*Dataset section*:
------------------------------------------------------------

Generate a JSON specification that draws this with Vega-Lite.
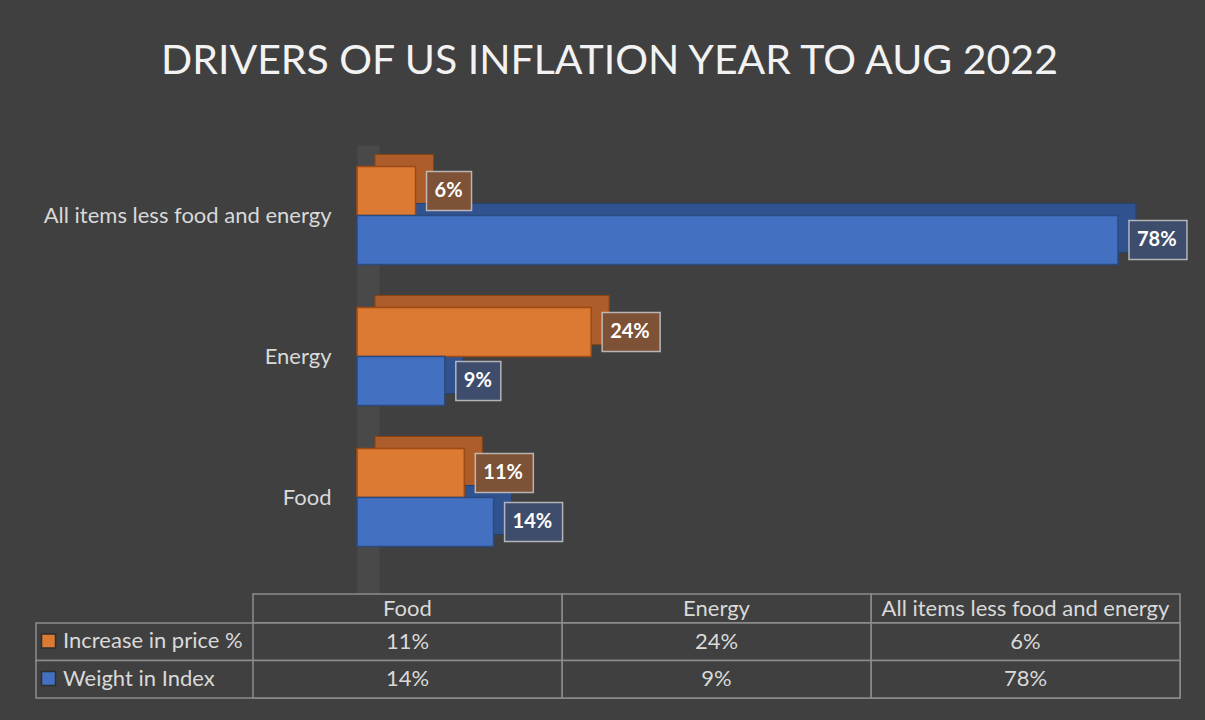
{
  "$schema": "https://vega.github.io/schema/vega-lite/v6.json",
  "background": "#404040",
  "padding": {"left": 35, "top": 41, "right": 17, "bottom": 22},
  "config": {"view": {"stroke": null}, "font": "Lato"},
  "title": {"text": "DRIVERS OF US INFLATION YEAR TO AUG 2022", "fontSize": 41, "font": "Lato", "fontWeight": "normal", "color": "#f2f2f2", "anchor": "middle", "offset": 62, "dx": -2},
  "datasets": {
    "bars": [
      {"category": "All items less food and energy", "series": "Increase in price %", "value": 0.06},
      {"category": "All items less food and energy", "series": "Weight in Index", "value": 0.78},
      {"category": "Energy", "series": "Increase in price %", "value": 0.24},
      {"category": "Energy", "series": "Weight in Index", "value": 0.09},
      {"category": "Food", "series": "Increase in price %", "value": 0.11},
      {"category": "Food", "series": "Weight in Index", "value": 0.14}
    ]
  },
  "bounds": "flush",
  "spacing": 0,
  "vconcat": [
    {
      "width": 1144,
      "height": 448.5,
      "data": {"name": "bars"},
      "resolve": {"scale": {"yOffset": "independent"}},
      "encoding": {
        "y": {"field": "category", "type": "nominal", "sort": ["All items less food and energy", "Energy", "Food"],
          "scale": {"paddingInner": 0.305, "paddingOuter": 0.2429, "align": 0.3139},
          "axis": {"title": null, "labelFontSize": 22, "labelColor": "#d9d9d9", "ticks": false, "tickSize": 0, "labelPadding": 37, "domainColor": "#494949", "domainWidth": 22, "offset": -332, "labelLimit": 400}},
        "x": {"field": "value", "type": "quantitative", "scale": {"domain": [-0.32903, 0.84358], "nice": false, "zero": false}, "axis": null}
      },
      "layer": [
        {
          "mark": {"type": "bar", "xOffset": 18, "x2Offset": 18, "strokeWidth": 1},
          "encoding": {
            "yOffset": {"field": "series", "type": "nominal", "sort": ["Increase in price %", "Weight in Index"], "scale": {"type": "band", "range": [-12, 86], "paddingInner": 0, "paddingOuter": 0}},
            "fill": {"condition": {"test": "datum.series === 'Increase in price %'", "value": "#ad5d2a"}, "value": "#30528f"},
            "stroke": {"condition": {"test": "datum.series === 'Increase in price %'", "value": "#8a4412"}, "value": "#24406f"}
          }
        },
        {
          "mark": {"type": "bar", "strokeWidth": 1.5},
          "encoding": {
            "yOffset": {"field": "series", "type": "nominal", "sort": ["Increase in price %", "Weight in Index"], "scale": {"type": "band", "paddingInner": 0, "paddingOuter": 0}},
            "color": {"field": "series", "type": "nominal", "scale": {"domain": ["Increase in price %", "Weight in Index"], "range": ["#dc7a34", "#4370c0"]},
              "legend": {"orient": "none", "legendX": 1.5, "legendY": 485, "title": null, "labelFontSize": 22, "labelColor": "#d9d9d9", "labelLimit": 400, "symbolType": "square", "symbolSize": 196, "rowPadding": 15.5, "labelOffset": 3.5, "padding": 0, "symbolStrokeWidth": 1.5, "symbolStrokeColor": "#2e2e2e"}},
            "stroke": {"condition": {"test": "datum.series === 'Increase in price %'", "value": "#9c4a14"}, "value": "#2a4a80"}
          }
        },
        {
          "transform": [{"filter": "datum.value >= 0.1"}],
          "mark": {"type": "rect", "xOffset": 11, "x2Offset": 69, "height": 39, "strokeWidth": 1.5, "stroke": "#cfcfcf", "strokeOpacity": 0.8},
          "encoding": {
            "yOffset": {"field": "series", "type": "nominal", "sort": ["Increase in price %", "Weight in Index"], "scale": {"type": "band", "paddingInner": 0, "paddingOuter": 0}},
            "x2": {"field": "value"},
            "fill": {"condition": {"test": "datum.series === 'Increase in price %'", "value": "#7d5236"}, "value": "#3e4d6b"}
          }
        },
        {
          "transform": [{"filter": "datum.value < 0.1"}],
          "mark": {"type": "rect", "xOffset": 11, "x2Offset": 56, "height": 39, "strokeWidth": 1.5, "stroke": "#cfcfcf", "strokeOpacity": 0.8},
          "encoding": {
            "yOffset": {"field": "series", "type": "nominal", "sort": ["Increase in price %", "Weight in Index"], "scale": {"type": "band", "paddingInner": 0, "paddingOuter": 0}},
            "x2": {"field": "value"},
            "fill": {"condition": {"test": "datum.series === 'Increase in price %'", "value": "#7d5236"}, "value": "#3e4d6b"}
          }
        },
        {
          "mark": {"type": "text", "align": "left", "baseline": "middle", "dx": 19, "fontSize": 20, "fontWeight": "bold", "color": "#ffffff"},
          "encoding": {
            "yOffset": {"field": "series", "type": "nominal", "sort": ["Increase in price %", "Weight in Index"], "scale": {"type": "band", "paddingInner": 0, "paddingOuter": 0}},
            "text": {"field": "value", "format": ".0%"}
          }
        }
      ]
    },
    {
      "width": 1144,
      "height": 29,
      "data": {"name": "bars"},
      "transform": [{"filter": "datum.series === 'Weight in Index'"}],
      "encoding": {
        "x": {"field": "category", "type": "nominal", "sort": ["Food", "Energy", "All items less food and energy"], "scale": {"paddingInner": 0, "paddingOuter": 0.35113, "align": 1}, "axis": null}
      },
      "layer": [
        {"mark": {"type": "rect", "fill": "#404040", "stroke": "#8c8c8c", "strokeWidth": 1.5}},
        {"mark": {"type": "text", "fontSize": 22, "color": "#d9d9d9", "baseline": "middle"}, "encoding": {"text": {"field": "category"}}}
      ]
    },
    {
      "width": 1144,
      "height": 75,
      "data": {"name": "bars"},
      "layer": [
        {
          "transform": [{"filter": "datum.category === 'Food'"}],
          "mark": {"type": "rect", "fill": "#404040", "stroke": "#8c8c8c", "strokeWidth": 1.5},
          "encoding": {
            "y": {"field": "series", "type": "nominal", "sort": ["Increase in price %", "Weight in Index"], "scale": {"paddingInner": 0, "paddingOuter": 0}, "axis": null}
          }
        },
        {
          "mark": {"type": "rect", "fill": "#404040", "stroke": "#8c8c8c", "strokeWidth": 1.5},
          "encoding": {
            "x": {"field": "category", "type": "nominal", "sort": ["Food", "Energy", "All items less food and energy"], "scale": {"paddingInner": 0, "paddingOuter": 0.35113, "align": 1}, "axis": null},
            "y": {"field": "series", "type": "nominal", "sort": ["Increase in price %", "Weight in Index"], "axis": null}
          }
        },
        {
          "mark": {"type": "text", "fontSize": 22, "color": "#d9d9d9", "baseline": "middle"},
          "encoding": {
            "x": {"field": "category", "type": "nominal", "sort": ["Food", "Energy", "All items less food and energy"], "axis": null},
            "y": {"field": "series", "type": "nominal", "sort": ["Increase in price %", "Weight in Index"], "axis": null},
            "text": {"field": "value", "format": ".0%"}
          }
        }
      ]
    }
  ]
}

------------------------------------------------------------

*The problem*: Quote the data exactly, leaving every image out of the copy.

*Output for this exercise*:
Generate a JSON specification that draws this with Vega-Lite.
{
  "$schema": "https://vega.github.io/schema/vega-lite/v6.json",
  "background": "#404040",
  "padding": {"left": 35, "top": 41, "right": 17, "bottom": 22},
  "config": {"view": {"stroke": null}, "font": "Lato"},
  "title": {"text": "DRIVERS OF US INFLATION YEAR TO AUG 2022", "fontSize": 41, "font": "Lato", "fontWeight": "normal", "color": "#f2f2f2", "anchor": "middle", "offset": 62, "dx": -2},
  "datasets": {
    "bars": [
      {"category": "All items less food and energy", "series": "Increase in price %", "value": 0.06},
      {"category": "All items less food and energy", "series": "Weight in Index", "value": 0.78},
      {"category": "Energy", "series": "Increase in price %", "value": 0.24},
      {"category": "Energy", "series": "Weight in Index", "value": 0.09},
      {"category": "Food", "series": "Increase in price %", "value": 0.11},
      {"category": "Food", "series": "Weight in Index", "value": 0.14}
    ]
  },
  "bounds": "flush",
  "spacing": 0,
  "vconcat": [
    {
      "width": 1144,
      "height": 448.5,
      "data": {"name": "bars"},
      "resolve": {"scale": {"yOffset": "independent"}},
      "encoding": {
        "y": {"field": "category", "type": "nominal", "sort": ["All items less food and energy", "Energy", "Food"],
          "scale": {"paddingInner": 0.305, "paddingOuter": 0.2429, "align": 0.3139},
          "axis": {"title": null, "labelFontSize": 22, "labelColor": "#d9d9d9", "ticks": false, "tickSize": 0, "labelPadding": 37, "domainColor": "#494949", "domainWidth": 22, "offset": -332, "labelLimit": 400}},
        "x": {"field": "value", "type": "quantitative", "scale": {"domain": [-0.32903, 0.84358], "nice": false, "zero": false}, "axis": null}
      },
      "layer": [
        {
          "mark": {"type": "bar", "xOffset": 18, "x2Offset": 18, "strokeWidth": 1},
          "encoding": {
            "yOffset": {"field": "series", "type": "nominal", "sort": ["Increase in price %", "Weight in Index"], "scale": {"type": "band", "range": [-12, 86], "paddingInner": 0, "paddingOuter": 0}},
            "fill": {"condition": {"test": "datum.series === 'Increase in price %'", "value": "#ad5d2a"}, "value": "#30528f"},
            "stroke": {"condition": {"test": "datum.series === 'Increase in price %'", "value": "#8a4412"}, "value": "#24406f"}
          }
        },
        {
          "mark": {"type": "bar", "strokeWidth": 1.5},
          "encoding": {
            "yOffset": {"field": "series", "type": "nominal", "sort": ["Increase in price %", "Weight in Index"], "scale": {"type": "band", "paddingInner": 0, "paddingOuter": 0}},
            "color": {"field": "series", "type": "nominal", "scale": {"domain": ["Increase in price %", "Weight in Index"], "range": ["#dc7a34", "#4370c0"]},
              "legend": {"orient": "none", "legendX": 1.5, "legendY": 485, "title": null, "labelFontSize": 22, "labelColor": "#d9d9d9", "labelLimit": 400, "symbolType": "square", "symbolSize": 196, "rowPadding": 15.5, "labelOffset": 3.5, "padding": 0, "symbolStrokeWidth": 1.5, "symbolStrokeColor": "#2e2e2e"}},
            "stroke": {"condition": {"test": "datum.series === 'Increase in price %'", "value": "#9c4a14"}, "value": "#2a4a80"}
          }
        },
        {
          "transform": [{"filter": "datum.value >= 0.1"}],
          "mark": {"type": "rect", "xOffset": 11, "x2Offset": 69, "height": 39, "strokeWidth": 1.5, "stroke": "#cfcfcf", "strokeOpacity": 0.8},
          "encoding": {
            "yOffset": {"field": "series", "type": "nominal", "sort": ["Increase in price %", "Weight in Index"], "scale": {"type": "band", "paddingInner": 0, "paddingOuter": 0}},
            "x2": {"field": "value"},
            "fill": {"condition": {"test": "datum.series === 'Increase in price %'", "value": "#7d5236"}, "value": "#3e4d6b"}
          }
        },
        {
          "transform": [{"filter": "datum.value < 0.1"}],
          "mark": {"type": "rect", "xOffset": 11, "x2Offset": 56, "height": 39, "strokeWidth": 1.5, "stroke": "#cfcfcf", "strokeOpacity": 0.8},
          "encoding": {
            "yOffset": {"field": "series", "type": "nominal", "sort": ["Increase in price %", "Weight in Index"], "scale": {"type": "band", "paddingInner": 0, "paddingOuter": 0}},
            "x2": {"field": "value"},
            "fill": {"condition": {"test": "datum.series === 'Increase in price %'", "value": "#7d5236"}, "value": "#3e4d6b"}
          }
        },
        {
          "mark": {"type": "text", "align": "left", "baseline": "middle", "dx": 19, "fontSize": 20, "fontWeight": "bold", "color": "#ffffff"},
          "encoding": {
            "yOffset": {"field": "series", "type": "nominal", "sort": ["Increase in price %", "Weight in Index"], "scale": {"type": "band", "paddingInner": 0, "paddingOuter": 0}},
            "text": {"field": "value", "format": ".0%"}
          }
        }
      ]
    },
    {
      "width": 1144,
      "height": 29,
      "data": {"name": "bars"},
      "transform": [{"filter": "datum.series === 'Weight in Index'"}],
      "encoding": {
        "x": {"field": "category", "type": "nominal", "sort": ["Food", "Energy", "All items less food and energy"], "scale": {"paddingInner": 0, "paddingOuter": 0.35113, "align": 1}, "axis": null}
      },
      "layer": [
        {"mark": {"type": "rect", "fill": "#404040", "stroke": "#8c8c8c", "strokeWidth": 1.5}},
        {"mark": {"type": "text", "fontSize": 22, "color": "#d9d9d9", "baseline": "middle"}, "encoding": {"text": {"field": "category"}}}
      ]
    },
    {
      "width": 1144,
      "height": 75,
      "data": {"name": "bars"},
      "layer": [
        {
          "transform": [{"filter": "datum.category === 'Food'"}],
          "mark": {"type": "rect", "fill": "#404040", "stroke": "#8c8c8c", "strokeWidth": 1.5},
          "encoding": {
            "y": {"field": "series", "type": "nominal", "sort": ["Increase in price %", "Weight in Index"], "scale": {"paddingInner": 0, "paddingOuter": 0}, "axis": null}
          }
        },
        {
          "mark": {"type": "rect", "fill": "#404040", "stroke": "#8c8c8c", "strokeWidth": 1.5},
          "encoding": {
            "x": {"field": "category", "type": "nominal", "sort": ["Food", "Energy", "All items less food and energy"], "scale": {"paddingInner": 0, "paddingOuter": 0.35113, "align": 1}, "axis": null},
            "y": {"field": "series", "type": "nominal", "sort": ["Increase in price %", "Weight in Index"], "axis": null}
          }
        },
        {
          "mark": {"type": "text", "fontSize": 22, "color": "#d9d9d9", "baseline": "middle"},
          "encoding": {
            "x": {"field": "category", "type": "nominal", "sort": ["Food", "Energy", "All items less food and energy"], "axis": null},
            "y": {"field": "series", "type": "nominal", "sort": ["Increase in price %", "Weight in Index"], "axis": null},
            "text": {"field": "value", "format": ".0%"}
          }
        }
      ]
    }
  ]
}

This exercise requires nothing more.